Flimbo's Quest is a 2D platform game published by the British software house System 3 (later renamed to Studio 3 Interactive), for the Commodore 64, Amiga, Atari ST and Amstrad CPC. Note that a ZX Spectrum version was developed but never released.
STORY / GAMEPLAY In this multi-scrolling platform game, a mad scientist called Fransz Dandruff has created a machine that can draw for him the life energy of every living thing, thus extending his own life infinitely. To provide this energy, Dandruff kidnaps Pearly, a beauty queen from Dewdropland. Her boyfriend Flimbo sets off to save her. You control Flimbo through seven distinct levels, collecting scrolls for the wizard Dazz Bazian, to help him create a spell that will send Flimbo to the next level. The levels are free to roam and some exploration is necessary to find the scrolls from enemies dotted around the lair, as well as to reveal other secrets, such as banks and various power-ups. The power-ups can be bought in Dazz's shops, along with individual letters or complete passwords. The game is pretty tough at times but yet it's not frustratingly difficult to play. But, the player must have in mind that Flimbo cannot duck, so he must be careful of the multiple platforms that an enemy strolls and can easily hit Flimbo in the head and kill him. Also there is no energy bar here. If an enemy touches Flimbo, it's an instant loss of a life. Apart from its toughness, Flimbo's Quest is among the most decent platforms games developed for the 16bit home computers.
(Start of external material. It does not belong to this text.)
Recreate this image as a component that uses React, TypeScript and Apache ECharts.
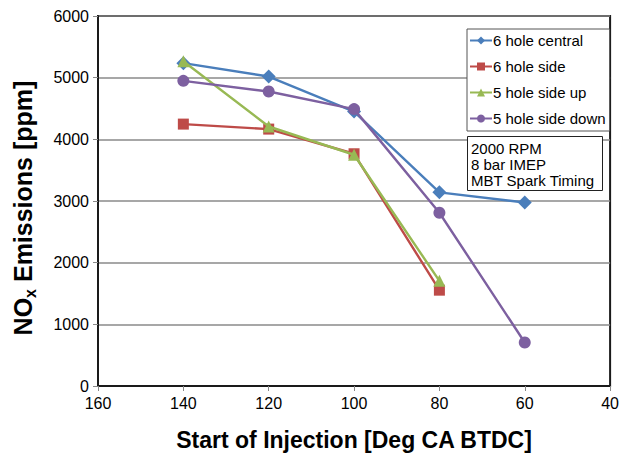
import React, { useEffect, useRef } from "react";
import * as echarts from "echarts";

const seriesNames = ["6 hole central", "6 hole side", "5 hole side up", "5 hole side down"];
const injectionAngles = [140, 120, 100, 80, 60];
const central = [5235, 5018, 4451, 3140, 2975];
const side = [4247, 4166, 3766, 1554];
const sideUp = [5265, 4208, 3750, 1705];
const sideDown = [4948, 4775, 4490, 2810, 705];
const annotationLines = ["2000 RPM", "8 bar IMEP", "MBT Spark Timing"];

const colors = ["#4a7ebb", "#be4b48", "#98b954", "#7d60a0"];
const symbols = ["diamond", "rect", "triangle", "circle"];
const symbolSizes = [14, 11, 12, 12];

const toPairs = (vals: number[]) => vals.map((v, i) => [injectionAngles[i], v]);
const FONT = "Liberation Sans, Arial, sans-serif";

export default function App() {
  const ref = useRef<HTMLDivElement>(null);
  useEffect(() => {
    if (!ref.current) return;
    const chart = echarts.init(ref.current, null, { renderer: "svg" });
    const all = [central, side, sideUp, sideDown];
    chart.setOption({
      animation: false,
      backgroundColor: "#ffffff",
      textStyle: { fontFamily: FONT },
      grid: {
        left: 98,
        right: 10,
        top: 16,
        bottom: 76,
        show: true,
        borderColor: "#1a1a1a",
        borderWidth: 2,
        backgroundColor: "transparent",
      },
      legend: {
        orient: "vertical",
        left: 467,
        top: 29,
        data: seriesNames,
        backgroundColor: "#fff",
        borderColor: "#555",
        borderWidth: 1,
        borderRadius: 0,
        padding: [4, 4, 5, 2],
        itemGap: 11,
        itemWidth: 22,
        itemHeight: 10,
        textStyle: {
          fontSize: 15,
          color: "#000",
          padding: [0, 0, 0, -4],
          fontFamily: FONT,
        },
      },
      title: {
        text: annotationLines.join("\n"),
        left: 467,
        top: 136,
        padding: [4, 3, 3, 4],
        borderColor: "#222",
        borderWidth: 1,
        backgroundColor: "#fff",
        textStyle: {
          fontSize: 15,
          fontWeight: "normal",
          color: "#000",
          lineHeight: 16,
          width: 129,
          fontFamily: FONT,
        },
      },
      xAxis: {
        type: "value",
        inverse: true,
        min: 40,
        max: 160,
        interval: 20,
        name: "Start of Injection [Deg CA BTDC]",
        nameLocation: "middle",
        nameGap: 42,
        nameTextStyle: { fontSize: 23, fontWeight: "bold", color: "#000", fontFamily: FONT },
        axisLine: { show: true, lineStyle: { color: "#1a1a1a", width: 2 } },
        axisTick: { show: true, length: 5, lineStyle: { color: "#888" } },
        axisLabel: { fontSize: 16, color: "#000", margin: 9 },
        splitLine: { show: false },
      },
      yAxis: {
        type: "value",
        min: 0,
        max: 6000,
        interval: 1000,
        name: "{a|NO}{b|x}{a| Emissions [ppm]}",
        nameLocation: "middle",
        nameGap: 60,
        nameRotate: 90,
        nameTextStyle: {
          padding: [0, 14, 0, 0],
          rich: {
            a: { fontSize: 25, fontWeight: "bold", color: "#000", lineHeight: 30, fontFamily: FONT },
            b: { fontSize: 16, fontWeight: "bold", color: "#000", lineHeight: 30, verticalAlign: "bottom", padding: [10, 0, 0, 0], fontFamily: FONT },
          },
        },
        axisLine: { show: true, lineStyle: { color: "#1a1a1a", width: 2 } },
        axisTick: { show: true, length: 5, lineStyle: { color: "#888" } },
        axisLabel: { fontSize: 16, color: "#000", margin: 9, formatter: (v: number) => String(v) },
        splitLine: { show: true, lineStyle: { color: "#8a8a8a", width: 1.5 } },
      },
      series: all.map((vals, i) => ({
        name: seriesNames[i],
        type: "line",
        data: toPairs(vals),
        symbol: symbols[i],
        symbolSize: symbolSizes[i],
        color: colors[i],
        lineStyle: { width: 2.4, color: colors[i] },
        itemStyle: { color: colors[i] },
        z: 3 + i,
      })),
    });
    return () => chart.dispose();
  }, []);
  return <div ref={ref} style={{ width: 622, height: 462, position: "absolute", left: 0, top: 0 }} />;
}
GRAPHICS / SOUND The Atari ST version offers nice and colorful graphics (16 colors for the main gameplay area and a few more for the panel at the bottom). The scrolling suffers a bit but in an acceptable level while the sprites are nicely animated. The backgrounds are detailed and move nicely enough using a few levels of parallax scrolling. On the downside (and this stands for the Amiga version as well), the foreground scenery is at times almost identical to the background parallax, making it difficult to avoid the attacking enemies! The Atari ST version features a cool intro music and some nicely composed in-game tunes, along with a bunch of decent sound effects (though they are not sampled compared to the rival Amiga version). Overall, I really like this game and for the ST standards, it looks and plays like charm.
CPU: Motorola 68000 16/32bit at 8mhz. 16 bit data bus/32 bit internal/24-bit address bus. MEMORY: RAM 512KB (1MB for the 1040ST models) / ROM 192KB GRAPHICS: Digital-to-Analog Converter of 3-bits, eight levels per RGB channel, featuring a 9-bit RGB palette (512 colors), 320x200 (16 color), 640x200 (4 color), 640x400 (monochrome). With special programming techniques could display 512 colors on screen in static images. SOUND: Yamaha YM2149F PSG "Programmable Sound Generator" chip provided 3-voice sound synthesis, plus 1-voice white noise mono PSG. It also has two MIDI ports, and support mixed YM2149 sfx and MIDI music in gaming (there are several games supported this).